──────── Records

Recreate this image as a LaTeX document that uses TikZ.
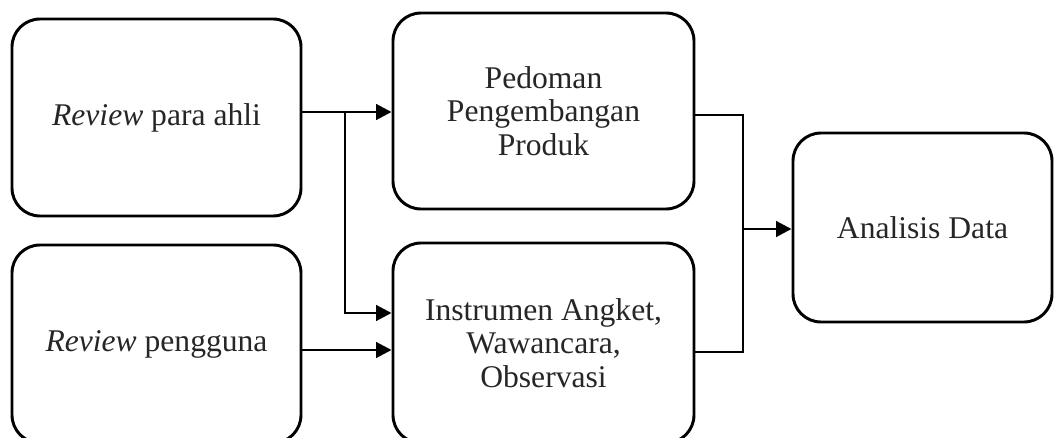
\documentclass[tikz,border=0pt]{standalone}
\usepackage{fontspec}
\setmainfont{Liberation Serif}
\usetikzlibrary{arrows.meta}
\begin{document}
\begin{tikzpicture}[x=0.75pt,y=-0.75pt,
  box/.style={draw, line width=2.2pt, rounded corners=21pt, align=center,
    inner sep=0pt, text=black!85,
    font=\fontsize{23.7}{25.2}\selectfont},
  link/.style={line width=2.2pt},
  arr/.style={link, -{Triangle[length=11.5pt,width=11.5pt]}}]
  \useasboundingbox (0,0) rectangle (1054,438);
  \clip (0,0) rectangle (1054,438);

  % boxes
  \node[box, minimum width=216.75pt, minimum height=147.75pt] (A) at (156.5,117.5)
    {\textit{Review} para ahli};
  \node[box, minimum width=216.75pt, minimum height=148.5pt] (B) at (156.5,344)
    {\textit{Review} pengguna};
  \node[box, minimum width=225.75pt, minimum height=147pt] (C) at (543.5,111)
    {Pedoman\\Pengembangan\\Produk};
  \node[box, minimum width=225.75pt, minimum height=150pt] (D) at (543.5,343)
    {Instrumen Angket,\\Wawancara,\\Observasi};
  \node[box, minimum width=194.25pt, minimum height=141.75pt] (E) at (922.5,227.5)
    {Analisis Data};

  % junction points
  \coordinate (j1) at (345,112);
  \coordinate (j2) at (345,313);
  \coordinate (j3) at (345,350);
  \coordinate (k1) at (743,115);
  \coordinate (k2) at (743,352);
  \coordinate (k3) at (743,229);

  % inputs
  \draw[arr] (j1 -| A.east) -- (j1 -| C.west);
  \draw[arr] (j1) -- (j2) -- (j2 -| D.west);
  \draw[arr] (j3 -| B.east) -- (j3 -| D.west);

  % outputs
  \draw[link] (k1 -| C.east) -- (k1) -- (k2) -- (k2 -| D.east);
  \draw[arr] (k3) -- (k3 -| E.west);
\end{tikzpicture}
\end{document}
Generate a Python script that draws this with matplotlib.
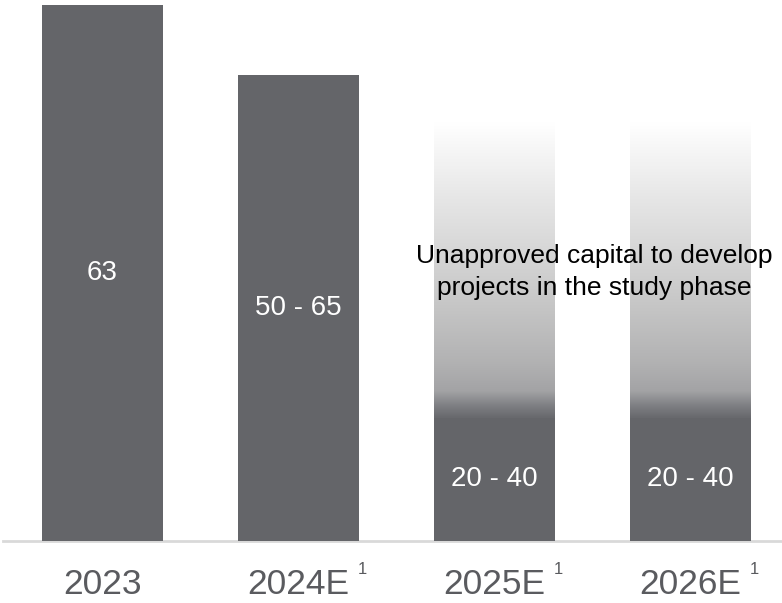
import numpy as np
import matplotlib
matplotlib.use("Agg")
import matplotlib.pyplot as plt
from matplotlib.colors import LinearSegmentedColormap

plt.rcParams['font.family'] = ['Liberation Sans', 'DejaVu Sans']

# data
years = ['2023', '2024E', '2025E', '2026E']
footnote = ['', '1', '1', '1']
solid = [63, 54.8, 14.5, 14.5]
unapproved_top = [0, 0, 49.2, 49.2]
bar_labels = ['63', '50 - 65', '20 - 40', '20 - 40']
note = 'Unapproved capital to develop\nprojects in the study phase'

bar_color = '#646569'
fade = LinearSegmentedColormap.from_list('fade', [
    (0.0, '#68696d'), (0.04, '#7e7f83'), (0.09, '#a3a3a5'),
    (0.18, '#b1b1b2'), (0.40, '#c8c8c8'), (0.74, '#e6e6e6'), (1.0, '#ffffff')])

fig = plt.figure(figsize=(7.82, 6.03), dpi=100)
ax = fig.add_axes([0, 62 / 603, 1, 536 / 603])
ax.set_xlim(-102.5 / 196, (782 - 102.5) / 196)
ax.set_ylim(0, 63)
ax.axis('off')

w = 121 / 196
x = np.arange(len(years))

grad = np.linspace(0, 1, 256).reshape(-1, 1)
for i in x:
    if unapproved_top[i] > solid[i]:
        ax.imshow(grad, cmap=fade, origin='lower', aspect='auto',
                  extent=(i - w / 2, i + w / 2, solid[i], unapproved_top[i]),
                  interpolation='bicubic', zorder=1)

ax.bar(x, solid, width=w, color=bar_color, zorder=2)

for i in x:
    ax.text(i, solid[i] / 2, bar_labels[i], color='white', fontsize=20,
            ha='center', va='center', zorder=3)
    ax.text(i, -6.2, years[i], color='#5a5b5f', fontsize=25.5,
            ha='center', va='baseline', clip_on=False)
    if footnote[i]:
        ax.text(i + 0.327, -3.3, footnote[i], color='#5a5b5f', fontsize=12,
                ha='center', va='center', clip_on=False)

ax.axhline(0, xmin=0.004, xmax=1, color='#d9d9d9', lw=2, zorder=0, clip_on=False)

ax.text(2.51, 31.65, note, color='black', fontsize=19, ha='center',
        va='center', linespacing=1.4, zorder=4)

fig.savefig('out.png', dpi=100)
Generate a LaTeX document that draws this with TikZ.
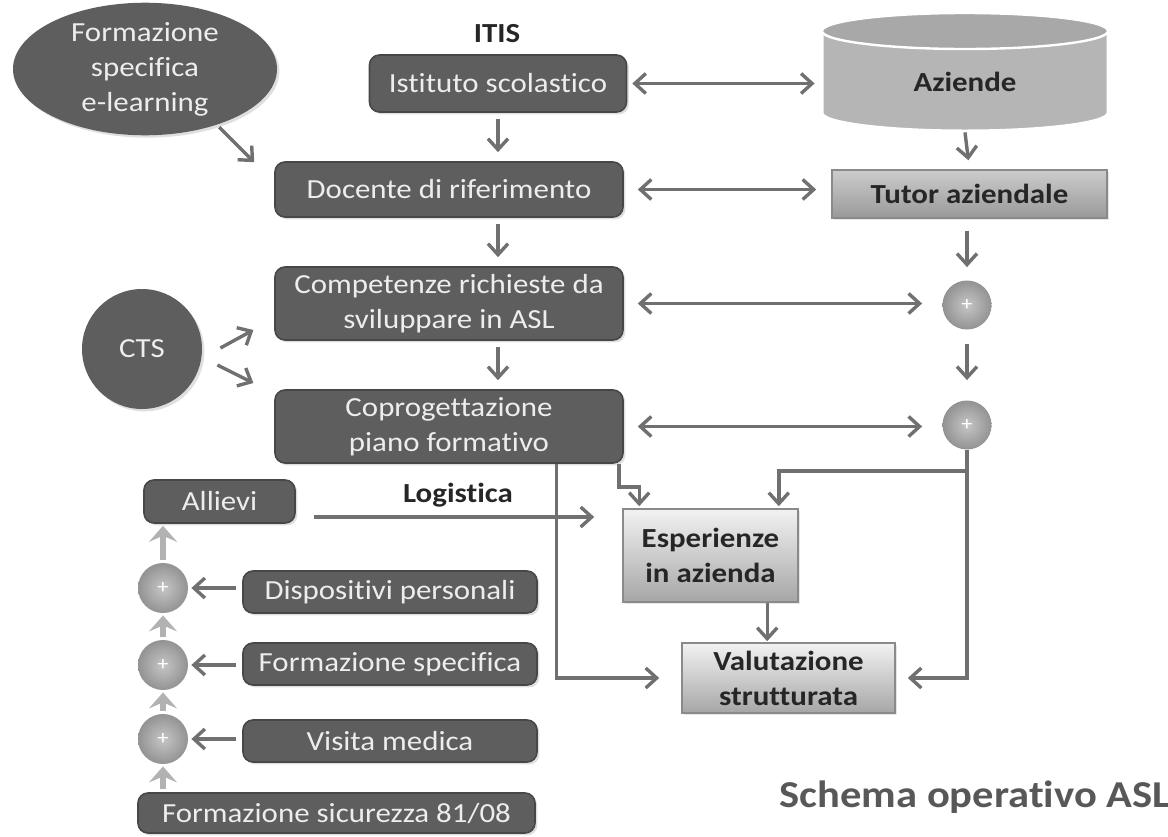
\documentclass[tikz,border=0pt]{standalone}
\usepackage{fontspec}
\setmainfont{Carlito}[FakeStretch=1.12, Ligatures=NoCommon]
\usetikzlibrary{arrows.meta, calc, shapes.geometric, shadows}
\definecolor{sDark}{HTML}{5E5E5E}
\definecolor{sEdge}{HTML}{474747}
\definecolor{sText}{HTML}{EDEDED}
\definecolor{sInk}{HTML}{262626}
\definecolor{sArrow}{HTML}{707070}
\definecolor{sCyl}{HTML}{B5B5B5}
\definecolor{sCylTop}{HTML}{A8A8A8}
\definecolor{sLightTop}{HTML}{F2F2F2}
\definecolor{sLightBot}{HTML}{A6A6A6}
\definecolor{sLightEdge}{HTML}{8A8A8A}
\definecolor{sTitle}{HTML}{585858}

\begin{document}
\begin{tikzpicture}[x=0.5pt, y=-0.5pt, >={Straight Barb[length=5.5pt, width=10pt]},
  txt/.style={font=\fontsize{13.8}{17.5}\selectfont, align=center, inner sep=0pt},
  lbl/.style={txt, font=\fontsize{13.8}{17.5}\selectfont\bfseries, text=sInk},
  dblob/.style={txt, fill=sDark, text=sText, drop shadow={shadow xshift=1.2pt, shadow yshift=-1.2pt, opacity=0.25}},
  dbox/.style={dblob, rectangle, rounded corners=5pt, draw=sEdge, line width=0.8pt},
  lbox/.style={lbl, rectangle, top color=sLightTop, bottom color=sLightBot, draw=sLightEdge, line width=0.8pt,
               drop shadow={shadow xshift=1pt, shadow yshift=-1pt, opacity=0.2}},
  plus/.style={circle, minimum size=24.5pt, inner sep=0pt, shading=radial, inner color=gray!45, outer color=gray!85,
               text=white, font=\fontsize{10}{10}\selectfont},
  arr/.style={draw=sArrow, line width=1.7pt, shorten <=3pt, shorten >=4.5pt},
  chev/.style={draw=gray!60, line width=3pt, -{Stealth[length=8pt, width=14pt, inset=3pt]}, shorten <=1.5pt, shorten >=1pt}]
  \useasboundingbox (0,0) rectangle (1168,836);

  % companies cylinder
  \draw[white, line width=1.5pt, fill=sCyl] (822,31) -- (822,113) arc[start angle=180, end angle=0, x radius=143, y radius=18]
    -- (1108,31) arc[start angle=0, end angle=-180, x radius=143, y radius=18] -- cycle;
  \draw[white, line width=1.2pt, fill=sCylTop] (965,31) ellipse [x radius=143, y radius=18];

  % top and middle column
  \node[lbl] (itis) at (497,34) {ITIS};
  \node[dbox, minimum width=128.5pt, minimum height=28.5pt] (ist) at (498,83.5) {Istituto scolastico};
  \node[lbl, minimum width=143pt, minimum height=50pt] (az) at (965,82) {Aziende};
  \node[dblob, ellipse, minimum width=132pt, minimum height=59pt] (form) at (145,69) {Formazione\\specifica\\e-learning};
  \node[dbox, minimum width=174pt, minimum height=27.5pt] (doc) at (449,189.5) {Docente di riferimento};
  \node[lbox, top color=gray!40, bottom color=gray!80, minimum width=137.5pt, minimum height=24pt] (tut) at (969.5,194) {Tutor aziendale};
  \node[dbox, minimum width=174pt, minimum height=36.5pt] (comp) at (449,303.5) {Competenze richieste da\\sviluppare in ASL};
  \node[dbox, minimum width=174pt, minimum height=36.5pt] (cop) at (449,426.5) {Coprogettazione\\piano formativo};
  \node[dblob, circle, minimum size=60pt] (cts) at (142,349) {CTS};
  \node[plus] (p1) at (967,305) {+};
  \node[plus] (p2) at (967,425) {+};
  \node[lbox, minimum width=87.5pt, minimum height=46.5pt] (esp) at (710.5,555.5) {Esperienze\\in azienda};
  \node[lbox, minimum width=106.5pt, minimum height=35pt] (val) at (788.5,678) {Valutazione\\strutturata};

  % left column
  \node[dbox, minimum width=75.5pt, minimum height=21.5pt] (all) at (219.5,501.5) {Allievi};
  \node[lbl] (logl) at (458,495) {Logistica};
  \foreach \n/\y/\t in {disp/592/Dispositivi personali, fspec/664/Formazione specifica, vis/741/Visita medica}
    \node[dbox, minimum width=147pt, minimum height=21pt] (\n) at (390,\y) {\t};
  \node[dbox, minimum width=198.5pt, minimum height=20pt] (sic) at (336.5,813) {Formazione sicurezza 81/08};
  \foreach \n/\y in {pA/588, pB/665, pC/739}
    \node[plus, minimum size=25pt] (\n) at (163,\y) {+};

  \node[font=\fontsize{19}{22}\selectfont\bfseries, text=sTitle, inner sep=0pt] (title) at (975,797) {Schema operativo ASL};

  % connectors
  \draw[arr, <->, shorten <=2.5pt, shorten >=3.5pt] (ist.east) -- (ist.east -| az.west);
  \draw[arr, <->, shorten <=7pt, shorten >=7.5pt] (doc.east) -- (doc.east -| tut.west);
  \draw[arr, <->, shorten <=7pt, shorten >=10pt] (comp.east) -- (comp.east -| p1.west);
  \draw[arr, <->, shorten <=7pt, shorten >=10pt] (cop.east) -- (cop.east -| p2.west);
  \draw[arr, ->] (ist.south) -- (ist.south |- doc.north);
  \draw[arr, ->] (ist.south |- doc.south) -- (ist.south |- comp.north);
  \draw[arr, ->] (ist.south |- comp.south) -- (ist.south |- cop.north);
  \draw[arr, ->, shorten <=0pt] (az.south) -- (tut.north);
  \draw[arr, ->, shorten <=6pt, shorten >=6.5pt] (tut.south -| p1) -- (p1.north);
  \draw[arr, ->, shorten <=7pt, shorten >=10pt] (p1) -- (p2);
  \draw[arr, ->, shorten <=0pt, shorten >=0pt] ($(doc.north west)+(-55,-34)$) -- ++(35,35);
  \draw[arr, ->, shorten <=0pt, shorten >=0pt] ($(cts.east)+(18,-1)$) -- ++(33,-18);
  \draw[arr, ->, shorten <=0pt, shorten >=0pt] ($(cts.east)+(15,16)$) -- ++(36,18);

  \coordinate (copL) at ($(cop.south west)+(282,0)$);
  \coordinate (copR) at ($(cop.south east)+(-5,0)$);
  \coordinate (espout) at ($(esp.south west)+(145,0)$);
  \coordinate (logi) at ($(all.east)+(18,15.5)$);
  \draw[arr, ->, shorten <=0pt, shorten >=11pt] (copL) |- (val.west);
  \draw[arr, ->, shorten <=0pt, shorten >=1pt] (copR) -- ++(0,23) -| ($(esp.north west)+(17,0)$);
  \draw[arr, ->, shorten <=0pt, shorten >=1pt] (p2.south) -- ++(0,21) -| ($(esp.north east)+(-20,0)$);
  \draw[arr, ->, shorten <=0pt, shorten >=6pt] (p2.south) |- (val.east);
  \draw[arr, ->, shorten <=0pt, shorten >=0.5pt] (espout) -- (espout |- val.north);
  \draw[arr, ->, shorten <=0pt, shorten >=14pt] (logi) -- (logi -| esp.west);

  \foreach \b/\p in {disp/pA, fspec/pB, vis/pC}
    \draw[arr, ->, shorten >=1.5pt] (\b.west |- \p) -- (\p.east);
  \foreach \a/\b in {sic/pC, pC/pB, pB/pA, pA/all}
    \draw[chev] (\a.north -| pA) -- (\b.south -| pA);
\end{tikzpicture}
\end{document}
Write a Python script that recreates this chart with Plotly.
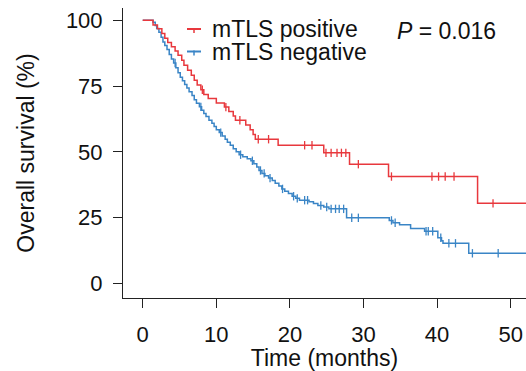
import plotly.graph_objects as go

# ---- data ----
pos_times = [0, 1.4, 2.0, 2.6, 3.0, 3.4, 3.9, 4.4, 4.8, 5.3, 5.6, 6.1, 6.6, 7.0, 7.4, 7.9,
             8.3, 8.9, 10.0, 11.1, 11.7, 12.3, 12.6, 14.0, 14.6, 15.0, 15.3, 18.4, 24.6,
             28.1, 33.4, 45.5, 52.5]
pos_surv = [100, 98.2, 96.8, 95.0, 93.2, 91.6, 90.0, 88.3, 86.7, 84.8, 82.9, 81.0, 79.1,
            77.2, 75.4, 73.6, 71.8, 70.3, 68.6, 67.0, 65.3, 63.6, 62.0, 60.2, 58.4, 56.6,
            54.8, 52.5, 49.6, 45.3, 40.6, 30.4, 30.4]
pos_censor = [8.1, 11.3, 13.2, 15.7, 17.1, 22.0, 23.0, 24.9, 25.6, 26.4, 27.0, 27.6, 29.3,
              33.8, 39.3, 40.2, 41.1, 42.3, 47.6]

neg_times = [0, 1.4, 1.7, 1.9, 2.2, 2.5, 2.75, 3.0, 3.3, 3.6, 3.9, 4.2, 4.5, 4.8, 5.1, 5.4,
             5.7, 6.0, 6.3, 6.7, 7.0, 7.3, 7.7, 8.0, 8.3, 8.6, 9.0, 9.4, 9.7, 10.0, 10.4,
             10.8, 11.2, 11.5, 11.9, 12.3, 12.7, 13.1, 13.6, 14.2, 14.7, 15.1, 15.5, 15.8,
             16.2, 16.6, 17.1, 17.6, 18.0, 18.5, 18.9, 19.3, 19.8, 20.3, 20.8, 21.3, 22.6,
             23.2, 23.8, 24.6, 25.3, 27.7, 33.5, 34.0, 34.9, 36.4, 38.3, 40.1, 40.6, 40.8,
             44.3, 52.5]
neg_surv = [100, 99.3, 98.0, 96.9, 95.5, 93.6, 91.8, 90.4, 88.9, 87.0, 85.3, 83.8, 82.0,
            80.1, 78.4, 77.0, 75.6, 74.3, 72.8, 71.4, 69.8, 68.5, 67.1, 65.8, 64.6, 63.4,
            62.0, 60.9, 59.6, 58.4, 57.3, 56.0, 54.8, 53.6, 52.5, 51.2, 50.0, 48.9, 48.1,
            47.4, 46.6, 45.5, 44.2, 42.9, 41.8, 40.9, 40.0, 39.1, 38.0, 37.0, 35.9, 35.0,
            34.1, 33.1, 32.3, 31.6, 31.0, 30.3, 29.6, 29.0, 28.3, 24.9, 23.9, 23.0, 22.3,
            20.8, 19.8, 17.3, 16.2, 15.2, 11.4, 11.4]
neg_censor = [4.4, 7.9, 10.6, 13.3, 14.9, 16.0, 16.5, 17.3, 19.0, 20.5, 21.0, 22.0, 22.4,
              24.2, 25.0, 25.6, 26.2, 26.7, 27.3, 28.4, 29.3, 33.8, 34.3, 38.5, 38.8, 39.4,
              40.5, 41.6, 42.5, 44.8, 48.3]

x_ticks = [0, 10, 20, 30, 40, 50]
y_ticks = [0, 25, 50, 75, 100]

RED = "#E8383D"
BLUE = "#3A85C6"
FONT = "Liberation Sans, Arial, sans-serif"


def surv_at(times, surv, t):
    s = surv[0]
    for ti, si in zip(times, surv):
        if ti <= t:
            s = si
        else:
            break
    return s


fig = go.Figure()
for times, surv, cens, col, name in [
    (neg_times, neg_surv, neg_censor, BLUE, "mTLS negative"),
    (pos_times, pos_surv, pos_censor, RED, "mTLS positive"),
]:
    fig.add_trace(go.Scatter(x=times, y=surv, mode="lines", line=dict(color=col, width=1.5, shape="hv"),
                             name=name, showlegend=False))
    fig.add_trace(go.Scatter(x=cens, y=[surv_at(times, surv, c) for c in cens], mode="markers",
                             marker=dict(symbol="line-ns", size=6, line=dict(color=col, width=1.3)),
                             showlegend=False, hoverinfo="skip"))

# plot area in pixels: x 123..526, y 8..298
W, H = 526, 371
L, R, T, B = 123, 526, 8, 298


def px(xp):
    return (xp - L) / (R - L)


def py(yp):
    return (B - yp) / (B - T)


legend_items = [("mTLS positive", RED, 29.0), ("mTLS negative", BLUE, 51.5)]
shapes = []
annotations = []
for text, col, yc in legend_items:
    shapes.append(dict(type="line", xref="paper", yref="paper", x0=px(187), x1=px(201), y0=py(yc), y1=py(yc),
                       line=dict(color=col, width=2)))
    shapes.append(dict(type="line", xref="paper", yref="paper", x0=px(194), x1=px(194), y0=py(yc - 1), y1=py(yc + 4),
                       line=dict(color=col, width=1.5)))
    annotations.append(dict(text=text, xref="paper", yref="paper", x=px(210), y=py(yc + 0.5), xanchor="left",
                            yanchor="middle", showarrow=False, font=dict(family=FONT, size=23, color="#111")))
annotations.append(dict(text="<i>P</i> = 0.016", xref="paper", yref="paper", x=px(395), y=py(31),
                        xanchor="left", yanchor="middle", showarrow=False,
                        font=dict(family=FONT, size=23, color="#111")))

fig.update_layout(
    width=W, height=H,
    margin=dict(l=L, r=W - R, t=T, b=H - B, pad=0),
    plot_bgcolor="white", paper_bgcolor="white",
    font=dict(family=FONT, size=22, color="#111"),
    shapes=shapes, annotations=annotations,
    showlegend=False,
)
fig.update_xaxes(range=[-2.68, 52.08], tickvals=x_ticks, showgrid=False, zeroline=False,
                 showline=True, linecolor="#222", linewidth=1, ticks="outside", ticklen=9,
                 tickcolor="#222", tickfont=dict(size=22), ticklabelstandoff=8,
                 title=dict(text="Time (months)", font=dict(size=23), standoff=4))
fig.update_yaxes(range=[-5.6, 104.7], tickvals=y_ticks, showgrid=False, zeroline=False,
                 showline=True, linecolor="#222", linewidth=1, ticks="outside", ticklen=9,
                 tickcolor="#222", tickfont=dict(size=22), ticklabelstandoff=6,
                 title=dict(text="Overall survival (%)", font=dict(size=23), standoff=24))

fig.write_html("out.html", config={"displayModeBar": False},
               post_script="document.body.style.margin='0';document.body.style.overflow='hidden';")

────────────────

Using the entries above, write out exactly the lines from the one with "Generate a Python" through the one with "ax.bar(x, solid, width=w, color=bar_color, zorder=2)", ends included. Leave out any pictures.

Generate a Python script that draws this with matplotlib.
import numpy as np
import matplotlib
matplotlib.use("Agg")
import matplotlib.pyplot as plt
from matplotlib.colors import LinearSegmentedColormap

plt.rcParams['font.family'] = ['Liberation Sans', 'DejaVu Sans']

# data
years = ['2023', '2024E', '2025E', '2026E']
footnote = ['', '1', '1', '1']
solid = [63, 54.8, 14.5, 14.5]
unapproved_top = [0, 0, 49.2, 49.2]
bar_labels = ['63', '50 - 65', '20 - 40', '20 - 40']
note = 'Unapproved capital to develop\nprojects in the study phase'

bar_color = '#646569'
fade = LinearSegmentedColormap.from_list('fade', [
    (0.0, '#68696d'), (0.04, '#7e7f83'), (0.09, '#a3a3a5'),
    (0.18, '#b1b1b2'), (0.40, '#c8c8c8'), (0.74, '#e6e6e6'), (1.0, '#ffffff')])

fig = plt.figure(figsize=(7.82, 6.03), dpi=100)
ax = fig.add_axes([0, 62 / 603, 1, 536 / 603])
ax.set_xlim(-102.5 / 196, (782 - 102.5) / 196)
ax.set_ylim(0, 63)
ax.axis('off')

w = 121 / 196
x = np.arange(len(years))

grad = np.linspace(0, 1, 256).reshape(-1, 1)
for i in x:
    if unapproved_top[i] > solid[i]:
        ax.imshow(grad, cmap=fade, origin='lower', aspect='auto',
                  extent=(i - w / 2, i + w / 2, solid[i], unapproved_top[i]),
                  interpolation='bicubic', zorder=1)

ax.bar(x, solid, width=w, color=bar_color, zorder=2)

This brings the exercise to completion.